Minimum Payment Calculator on Credit Card
Understanding your credit card's minimum payment is crucial for managing your finances effectively. This calculator helps you determine your minimum payment based on your balance and interest rate, while also explaining how to avoid penalties and pay off debt efficiently.
What is a minimum payment on a credit card?
The minimum payment is the smallest amount you must pay each month to keep your credit card account in good standing. It's typically a percentage of your current balance, calculated based on your interest rate and other factors.
Most credit cards require you to pay at least the minimum amount each month to avoid late payment fees. However, paying only the minimum can lead to paying much more in interest over time compared to making larger payments.
Key Point: The minimum payment is calculated as a percentage of your balance, usually between 2% and 5% of the total amount owed. This percentage is determined by your credit card issuer based on factors like your credit score and payment history.
How to calculate minimum payment
The minimum payment is calculated using the following formula:
Minimum Payment = Current Balance × Minimum Payment Percentage
For example, if you have a balance of $1,000 and your minimum payment percentage is 3%, your minimum payment would be $30.
Factors affecting minimum payment
- Current balance: The higher your balance, the higher your minimum payment will be
- Minimum payment percentage: This varies by credit card issuer and can change over time
- Interest charges: If you have unpaid interest, it may be added to your balance before calculating the minimum payment
- Late fees: If you've missed a payment, late fees may be added to your balance
Example calculation
Let's say you have a credit card with a $1,500 balance and a minimum payment percentage of 2.5%.
Minimum Payment = $1,500 × 2.5% = $37.50
You would need to pay at least $37.50 each month to avoid late fees.
Penalties for late payments
Failing to pay your minimum payment by the due date can result in several penalties:
- Late payment fees: Typically $35-$40
- Increased interest rates: Your APR may rise significantly
- Damage to your credit score: Late payments can lower your credit score by up to 100 points
- Collection actions: If payments remain unpaid, your account may be sent to collections
Tip: Set up automatic payments to ensure you never miss a due date. Many credit card issuers offer this service for free.

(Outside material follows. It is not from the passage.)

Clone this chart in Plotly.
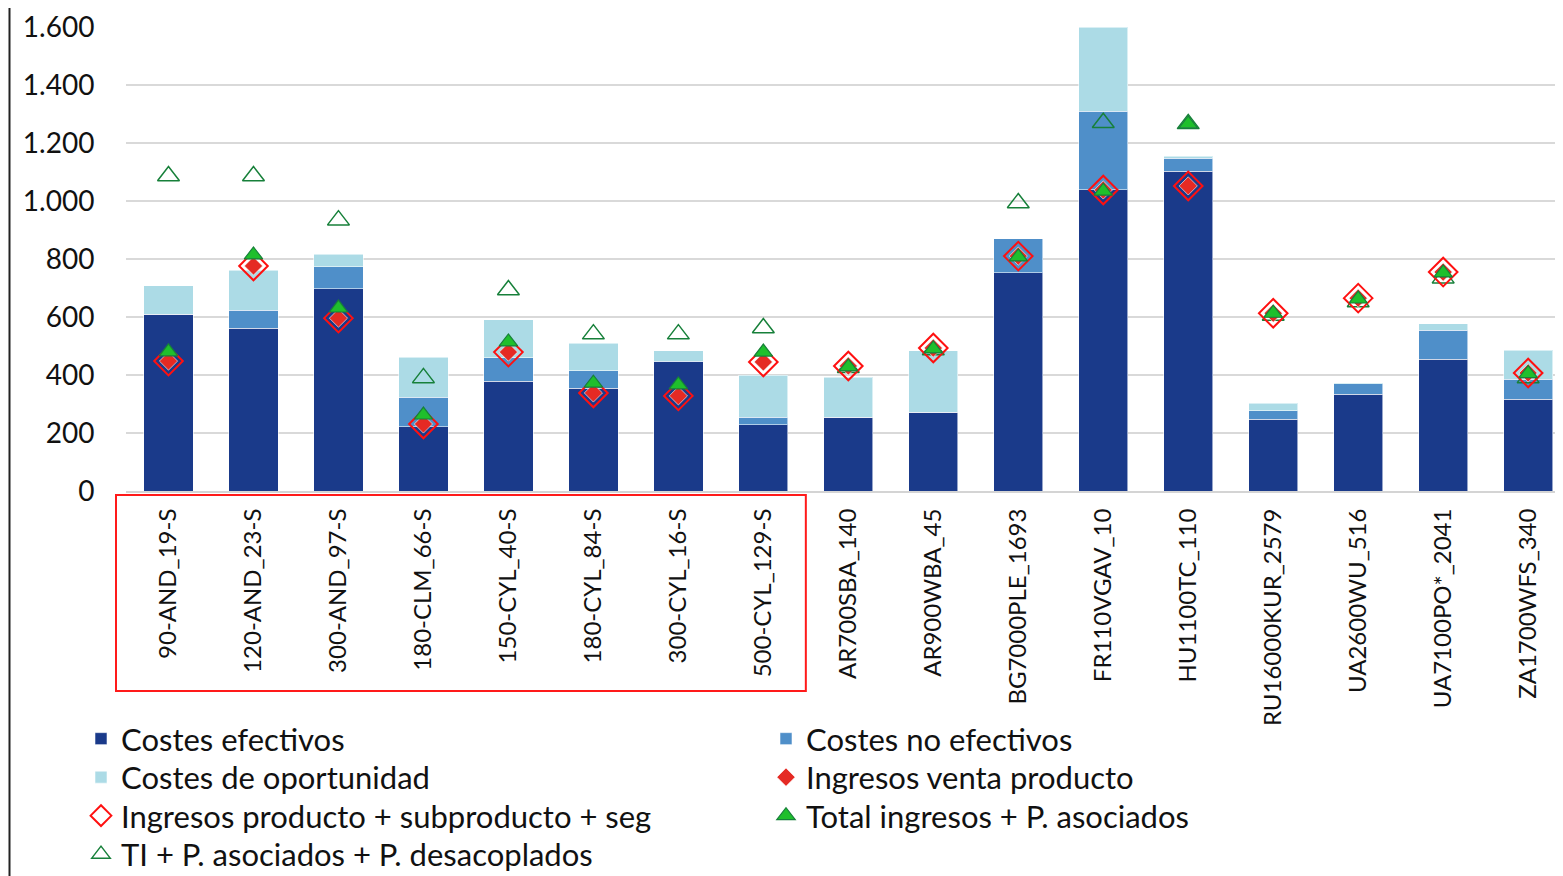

How to pay off credit card debt
Paying off your credit card debt efficiently requires a strategy. Here are some effective approaches:
1. The Avalanche Method
Pay the minimum on all cards except the one with the highest interest rate, which you pay as much as possible toward. Once that's paid off, move to the next highest interest card.
2. The Snowball Method
Pay the minimum on all cards and focus extra payments on the smallest balance first. Once that's paid off, roll that payment into the next smallest balance.
3. Debt Consolidation
Consider transferring your balance to a 0% APR credit card or personal loan to save on interest while you pay it off.
Important: Always make sure you can afford the minimum payment each month before considering paying more. Never take on new debt to pay off existing debt.